*Data shown*:
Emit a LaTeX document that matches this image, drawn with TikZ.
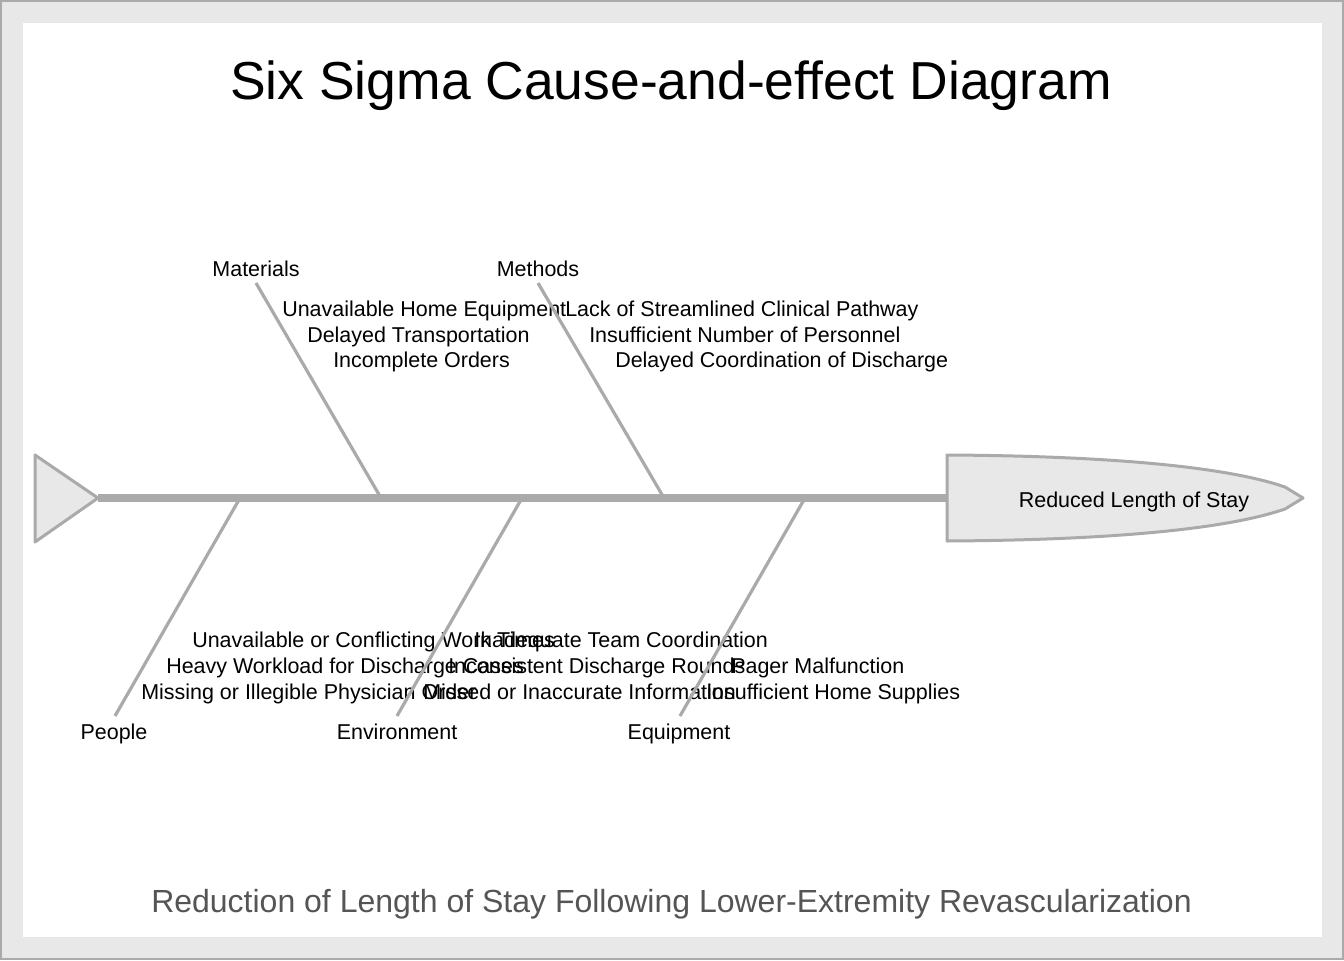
\documentclass[tikz,border=0pt]{standalone}
\usepackage{fontspec}
\setmainfont{Liberation Sans}
\usepackage{tikz}
\usetikzlibrary{calc}
\definecolor{bonegray}{HTML}{AAAAAA}
\definecolor{fillgray}{HTML}{E8E8E8}
\definecolor{subgray}{HTML}{555555}
\tikzset{
  bone/.style={draw=bonegray, line width=2.4pt},
  cause/.style={anchor=base west, inner sep=0pt, font=\fontsize{16.1}{18}\selectfont},
  category/.style={anchor=base, inner sep=0pt, font=\fontsize{16.1}{18}\selectfont},
}
\begin{document}
\begin{tikzpicture}[x=0.75pt,y=-0.75pt]
    % Рамка
    \useasboundingbox (0,0) rectangle (1344,960);
    \draw[fill=fillgray, draw=bonegray, line width=1.5pt] (1,1) rectangle (1343,959);
    \fill[white] (23,23) rectangle (1322,937);

    % Заголовки
    \node[anchor=base, inner sep=0pt, font=\fontsize{40.1}{44}\selectfont] (title) at (671,99) {Six Sigma Cause-and-effect Diagram};
    \node[anchor=base, inner sep=0pt, text=subgray, font=\fontsize{24}{28}\selectfont] (subtitle) at (671.5,912) {Reduction of Length of Stay Following Lower-Extremity Revascularization};

    % Хвіст і голова
    \coordinate (T1) at (35,455);
    \coordinate (T2) at (35,542);
    \coordinate (T) at (98,498);
    \coordinate (H) at (948,498);
    \draw[bonegray, line width=6pt] (T) -- (H);
    \draw[fill=fillgray, draw=bonegray, line width=2.25pt, line join=round] (T1) -- (T) -- (T2) -- cycle;
    \draw[fill=fillgray, draw=bonegray, line width=2.25pt, line join=round]
        (947,455) .. controls (1120,456) and (1230,468) .. (1285,487) -- (1303,498)
        -- (1285,509) .. controls (1230,528) and (1120,540) .. (947,541) -- cycle;
    \node[category] (effect) at (1134,507) {Reduced Length of Stay};

    % Категорії
    \node[category] (materials) at (256,276.5) {Materials};
    \node[category] (methods) at (538,276.5) {Methods};
    \node[category] (people) at (114,739.5) {People};
    \node[category] (environment) at (397,739.5) {Environment};
    \node[category] (equipment) at (679,739.5) {Equipment};

    % Причини
    \node[cause] (mat1) at (282,316) {Unavailable Home Equipment};
    \node[cause] (mat2) at (307,342) {Delayed Transportation};
    \node[cause] (mat3) at (333,367) {Incomplete Orders};
    \node[cause] (met1) at (565,316) {Lack of Streamlined Clinical Pathway};
    \node[cause] (met2) at (589,342) {Insufficient Number of Personnel};
    \node[cause] (met3) at (615,367) {Delayed Coordination of Discharge};
    \node[cause] (peo1) at (192,647) {Unavailable or Conflicting Work Times};
    \node[cause] (peo2) at (166,673) {Heavy Workload for Discharge Cases};
    \node[cause] (peo3) at (141,699) {Missing or Illegible Physician Order};
    \node[cause] (env1) at (474,647) {Inadequate Team Coordination};
    \node[cause] (env2) at (448,673) {Inconsistent Discharge Rounds};
    \node[cause] (env3) at (423,699) {Missed or Inaccurate Information};
    \node[cause] (equ1) at (731,673) {Pager Malfunction};
    \node[cause] (equ2) at (706,699) {Insufficient Home Supplies};

    % Кістки
    \coordinate (matA) at (256,283);
    \coordinate (matB) at (381,498);
    \coordinate (metA) at (538,283);
    \coordinate (metB) at (664,498);
    \coordinate (peoA) at (115,716);
    \coordinate (peoB) at (240,498);
    \coordinate (envA) at (397,716);
    \coordinate (envB) at (522,498);
    \coordinate (equA) at (680,716);
    \coordinate (equB) at (805,498);
    \draw[bone] (matA) -- (matB);
    \draw[bone] (metA) -- (metB);
    \draw[bone] (peoA) -- (peoB);
    \draw[bone] (envA) -- (envB);
    \draw[bone] (equA) -- (equB);
\end{tikzpicture}
\end{document}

*Goal of the exercise*:
Write out the listing above exactly as it stands, pictures excluded.

*Solution below*:
Emit a LaTeX document that matches this image, drawn with TikZ.
\documentclass[tikz,border=0pt]{standalone}
\usepackage{fontspec}
\setmainfont{Liberation Sans}
\usepackage{tikz}
\usetikzlibrary{calc}
\definecolor{bonegray}{HTML}{AAAAAA}
\definecolor{fillgray}{HTML}{E8E8E8}
\definecolor{subgray}{HTML}{555555}
\tikzset{
  bone/.style={draw=bonegray, line width=2.4pt},
  cause/.style={anchor=base west, inner sep=0pt, font=\fontsize{16.1}{18}\selectfont},
  category/.style={anchor=base, inner sep=0pt, font=\fontsize{16.1}{18}\selectfont},
}
\begin{document}
\begin{tikzpicture}[x=0.75pt,y=-0.75pt]
    % Рамка
    \useasboundingbox (0,0) rectangle (1344,960);
    \draw[fill=fillgray, draw=bonegray, line width=1.5pt] (1,1) rectangle (1343,959);
    \fill[white] (23,23) rectangle (1322,937);

    % Заголовки
    \node[anchor=base, inner sep=0pt, font=\fontsize{40.1}{44}\selectfont] (title) at (671,99) {Six Sigma Cause-and-effect Diagram};
    \node[anchor=base, inner sep=0pt, text=subgray, font=\fontsize{24}{28}\selectfont] (subtitle) at (671.5,912) {Reduction of Length of Stay Following Lower-Extremity Revascularization};

    % Хвіст і голова
    \coordinate (T1) at (35,455);
    \coordinate (T2) at (35,542);
    \coordinate (T) at (98,498);
    \coordinate (H) at (948,498);
    \draw[bonegray, line width=6pt] (T) -- (H);
    \draw[fill=fillgray, draw=bonegray, line width=2.25pt, line join=round] (T1) -- (T) -- (T2) -- cycle;
    \draw[fill=fillgray, draw=bonegray, line width=2.25pt, line join=round]
        (947,455) .. controls (1120,456) and (1230,468) .. (1285,487) -- (1303,498)
        -- (1285,509) .. controls (1230,528) and (1120,540) .. (947,541) -- cycle;
    \node[category] (effect) at (1134,507) {Reduced Length of Stay};

    % Категорії
    \node[category] (materials) at (256,276.5) {Materials};
    \node[category] (methods) at (538,276.5) {Methods};
    \node[category] (people) at (114,739.5) {People};
    \node[category] (environment) at (397,739.5) {Environment};
    \node[category] (equipment) at (679,739.5) {Equipment};

    % Причини
    \node[cause] (mat1) at (282,316) {Unavailable Home Equipment};
    \node[cause] (mat2) at (307,342) {Delayed Transportation};
    \node[cause] (mat3) at (333,367) {Incomplete Orders};
    \node[cause] (met1) at (565,316) {Lack of Streamlined Clinical Pathway};
    \node[cause] (met2) at (589,342) {Insufficient Number of Personnel};
    \node[cause] (met3) at (615,367) {Delayed Coordination of Discharge};
    \node[cause] (peo1) at (192,647) {Unavailable or Conflicting Work Times};
    \node[cause] (peo2) at (166,673) {Heavy Workload for Discharge Cases};
    \node[cause] (peo3) at (141,699) {Missing or Illegible Physician Order};
    \node[cause] (env1) at (474,647) {Inadequate Team Coordination};
    \node[cause] (env2) at (448,673) {Inconsistent Discharge Rounds};
    \node[cause] (env3) at (423,699) {Missed or Inaccurate Information};
    \node[cause] (equ1) at (731,673) {Pager Malfunction};
    \node[cause] (equ2) at (706,699) {Insufficient Home Supplies};

    % Кістки
    \coordinate (matA) at (256,283);
    \coordinate (matB) at (381,498);
    \coordinate (metA) at (538,283);
    \coordinate (metB) at (664,498);
    \coordinate (peoA) at (115,716);
    \coordinate (peoB) at (240,498);
    \coordinate (envA) at (397,716);
    \coordinate (envB) at (522,498);
    \coordinate (equA) at (680,716);
    \coordinate (equB) at (805,498);
    \draw[bone] (matA) -- (matB);
    \draw[bone] (metA) -- (metB);
    \draw[bone] (peoA) -- (peoB);
    \draw[bone] (envA) -- (envB);
    \draw[bone] (equA) -- (equB);
\end{tikzpicture}
\end{document}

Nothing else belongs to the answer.